A década de 1960 registra a poderosa influência desse continente no mundo ocidental. Vale lembrar, por exemplo, a realização da Copa do Mundo de futebol na Inglaterra em 1966, lá realizada para celebrar em agosto de 1960 o centenário da The Football Association. E os súditos da Rainha foram campeões. Nessa mesma década, uma grande parte do mundo ouvia música europeia. Jane Birkin e Serge Gainsbourg, em 1969, incendiaram o mundo conservador com a música “Je t’aime…moi non plus”, que foi banida em várias rádios do mundo e proibida no Brasil. Os Beatles quebraram todos os paradigmas existentes, assim como os Rolling Stones e outros também notáveis.

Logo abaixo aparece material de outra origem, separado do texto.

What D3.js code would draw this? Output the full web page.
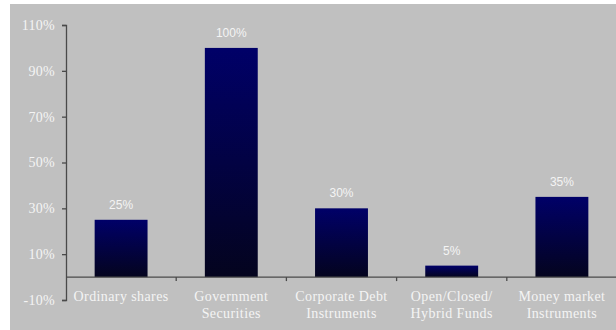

Havia música na América do Norte, mas muitos iam beber na fonte europeia, como Jimmy Hendrix e James Taylor. A turma do Jazz também ia bastante, como Chet Baker.

Françoise Hardy, ícone do “Yé-Yé francês”, chegou a merecer uma menção de Bob Dylan na contra capa de seu disco “Another side of Bob Dylan” e o cinema irradiava Brigitte Bardot, um dos maiores símbolos sexuais dos anos 1950 e 1960, e Alain Delon, com o título de mais belo homem do mundo. Fellini, Truffaut e Godard abasteciam os eruditos críticos de cinema em todo o mundo ocidental. Hitchcock fazia o melhor suspense do mundo e Grace Kelly abandonou Hollywood pelo Príncipe de Mônaco. Os festivais de música fervilhavam em San Remo e os de cinema em Cannes. O mundo queria ser europeu, então.  Foi a partir da década de 1970 que os Estados Unidos assumiram essa vanguarda. E não mais a deixaram. Mas isso só aconteceu porque romperam aquela barreira do conservadorismo, muitas vezes hipócrita, e deram ao mundo o festival de Woodstock.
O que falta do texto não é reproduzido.